Even if the unemployment crisis that followed the 2008 financial collapse appears to be easing, under the surface of more cheerful unemployment numbers the situation continues to be dire – especially for recent college graduates. According to The Wall Street Journal, an increasing number of graduates leave school with tremendous amount of student debt, yet are only able to land low-skill jobs that don’t take advantage of their degrees.
Further bad news is provided courtesy of a recent study that predicts that even when the economy rebounds, the students leaving college right now might not benefit. For those who hoped that this wave of underemployment – skilled workers in jobs that don’t require qualifications beyond a high school degree – was temporary, the report is a splash of cold water.
The paper was published earlier this week by the National Bureau of Economic Research and its authors argue that there will not be a hiring frenzy after this recession as there was after the one in the mid-1990s, especially in the technology sector.
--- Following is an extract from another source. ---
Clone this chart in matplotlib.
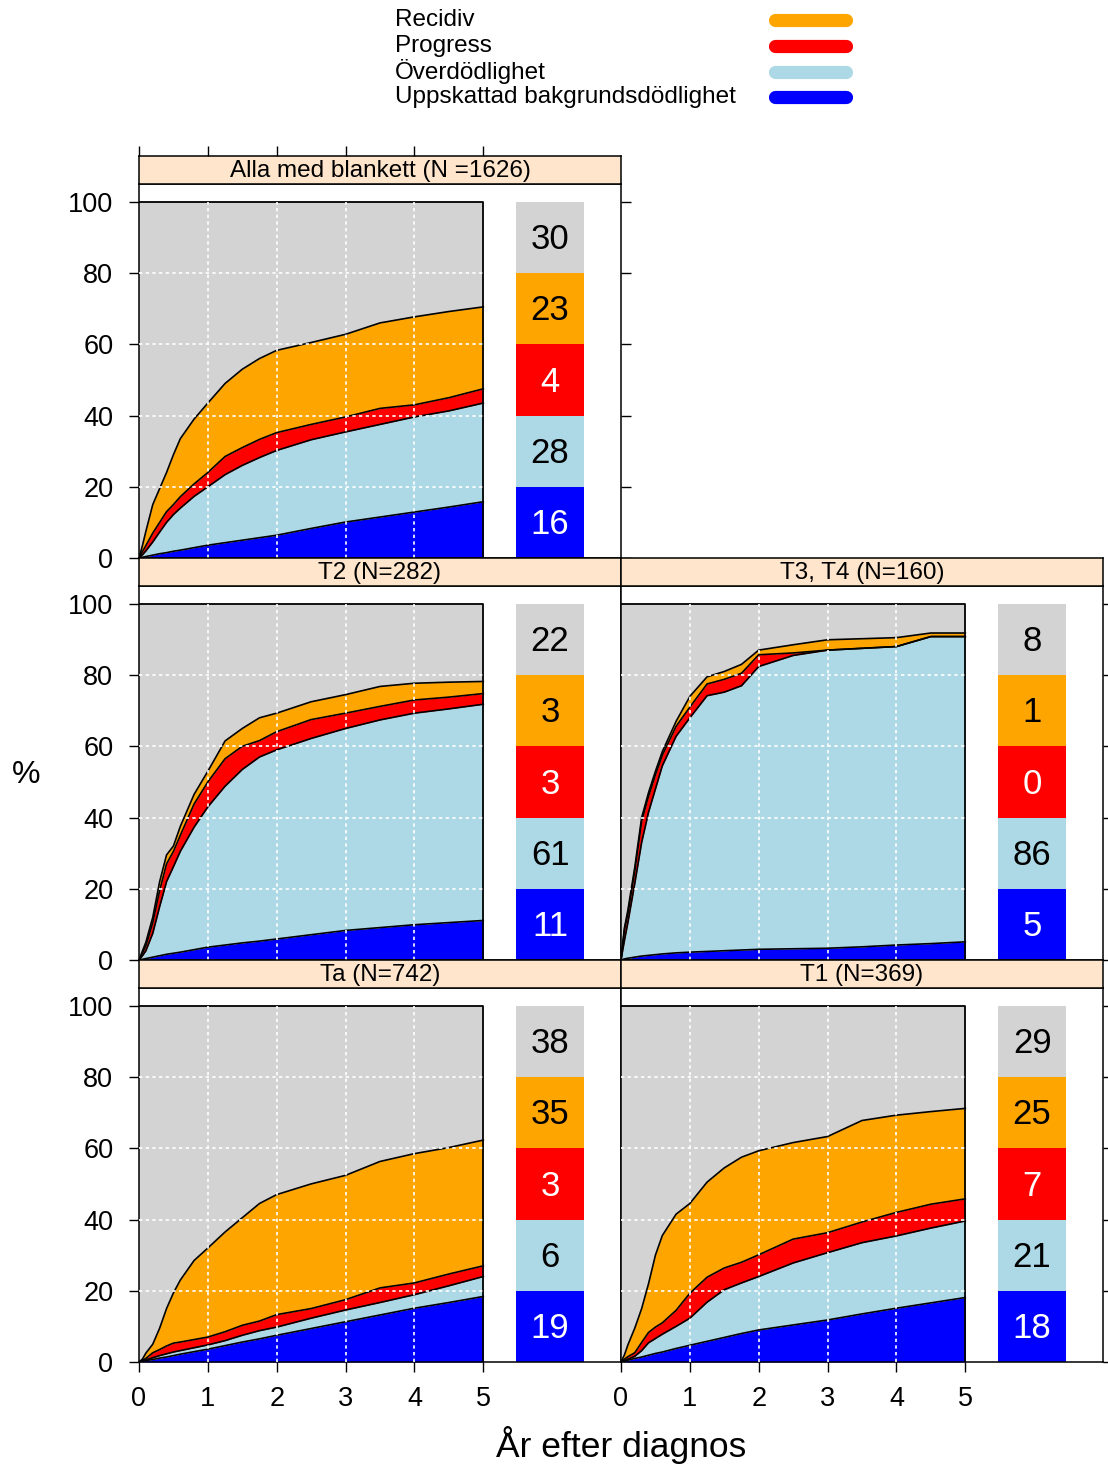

This is in part due to the fact that a lot of the infrastructure required to move to high tech manufacturing or or other high-tech industries is already in place, yet colleges and universities continue to churn out graduates who have the skills needed to perform these kinds of jobs even though there’s no one interested in hiring them.
David Autor, an economist at the Massachusetts Institute of Technology who has studied issues of skills and education, called Mr. Beaudry’s thesis “provocative” but also “speculative.” There is no question, Mr. Autor said, that the wage premium enjoyed by college graduates hasn’t grown as quickly during the 2000s as in earlier decades. But whether that is the result of a glut of degree holders or some other explanation isn’t yet clear.
Meanwhile, there is a stream of stories about college graduates lining up for jobs that high schoolers could capably perform. Brian Hackett, who graduated with a political science degree nearly three years ago, now works as a filing clerk alongside others with bachelor’s, master’s and even law degrees. He explains that this is a situation common to many of his friends who have degrees and skills and nowhere to use them.
How do we square this analysis with frequent complaints from heads of technology companies that they are trying and failing to land qualified workers, and therefore are pushing the federal government to ease immigration restrictions to make up the shortfall?
Mr. Beaudry said it is possible such shortages exist in specific industries. But using Labor Department data, Mr. Beaudry and his coauthors found that demand for college-level occupations—primarily managers, professionals and technical workers—peaked as a share of the workforce in about 2000, just as the dot-com bubble was about to burst, and then began to decline. The supply of such workers, meanwhile, continued to grow through the 2000s. The subsequent housing boom helped mask the problem by creating artificially high demand for workers of all kinds, but only temporarily.